On Dec. 21 the U.S. Environmental Protection Agency, EPA, finalized changes to Clean Air Act standards for boilers and certain incinerators designed to achieve extensive public health protections by slashing toxic air pollution, including mercury and particle pollution. At the same time, EPA says the changes address feedback provided by industry and labor groups, thereby increasing the rule’s flexibility and dramatically reduces compliance costs. As a result, 99 percent of the approximately 1.5 million boilers in the U.S. are not covered or can meet the new standards by conducting periodic maintenance or regular tune-ups.
The new rules set numerical emission limits for less than one percent of boilers—those that emit the majority of pollution from this sector. For these high emitting boilers and incinerators, typically operating at refineries, chemical plants and other industrial facilities, EPA is establishing more targeted emissions limits that protect public health and provide industry with practical, cost-effective options to meet the standards.
The final adjustments to the standards are based on an extensive analysis of data and input from states, environmental groups, industry, lawmakers and the public. As a result of information gathered through this review, including significant dialogue and meetings with public health groups, industry, and the public, the final rule dramatically cuts the cost of implementation by individual boilers that EPA
proposed in 2010. At the same time, these rules will continue to deliver significant public health benefits.
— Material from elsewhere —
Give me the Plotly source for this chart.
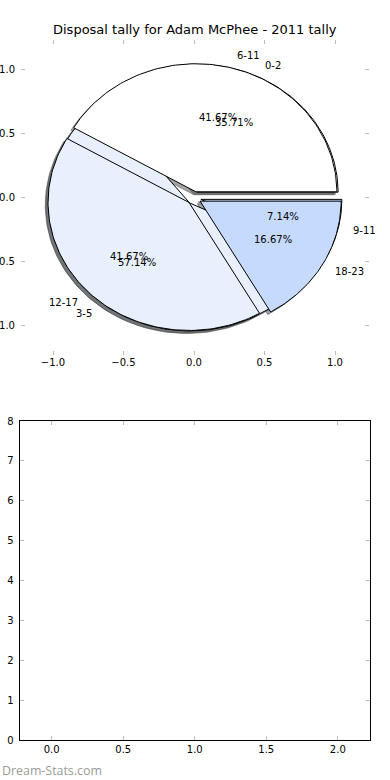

EPA estimates that for every dollar spent to reduce these pollutants, the public will see $13 to $29 in health benefits, including fewer instances of asthma, heart attacks, as well as premature deaths.
On December 2, 2011, EPA proposed changes
to the March 2011 Clean Air Act emissions standards for large and small boilers and incinerators that burn solid waste. These standards cover more than 200,000 boilers and incinerators that emit harmful air pollution, including mercury, cadmium, and particle pollution.
Boilers burn natural gas, coal, wood, oil, or other fuel to produce steam. The steam is used to produce electricity or provide heat. Process heaters heat raw or intermediate materials during an industrial process. Boilers and process heaters are used at wide variety of facilities and may stand alone.
- EPA's proposed standards will control toxic air emissions from boilers located at large and small sources of air toxics.
- These rules are developed under sections 112 and 129 of the Clean Air Act, two provisions that target toxic air pollution.
- Under these sections, EPA is required to set technology-based standards for toxic air pollutants, reflective of levels achieved by the best performing existing sources.
According to EPA, there are more than 1.5 million boilers in the U.S. For 86 percent of all boilers in the United States, these rules would not apply, because these boilers burn clean natural gas at area source facilities and emit little pollution. For almost 13 percent of all boilers in the United States, EPA’s standards would continue to rely on practical, cost-effective work practice standards to reduce emissions. For the highest emitting 0.4 percent of all boilers in the United States, including boilers located at refineries, chemical plants, and other industrial facilities, EPA is proposing more targeted revised emissions limits that provide industry practical, protective, cost-effective options to meet the standards.
Boiler and incinerator
are closely related because similar units may be considered boilers or incinerators based on whether or not they burn solid waste materials. EPA is also proposing changes to how to determine which non-hazardous secondary materials would be considered solid waste and which would be considered fuel. This distinction would determine whether a material can be burned in a boiler or whether it must be burned in an incinerator. For more information, please consult the Federal Register.
- Incinerators burn waste to dispose of it. Some recover energy. EPA has established emissions standards for commercial and industrial solid waste incinerators (CISWI). There are 95 solid waste incinerators that burn waste at commercial or industrial facilities. These standards will reduce emissions of harmful pollutants including mercury, lead, cadmium, nitrogen dioxide and particle pollution.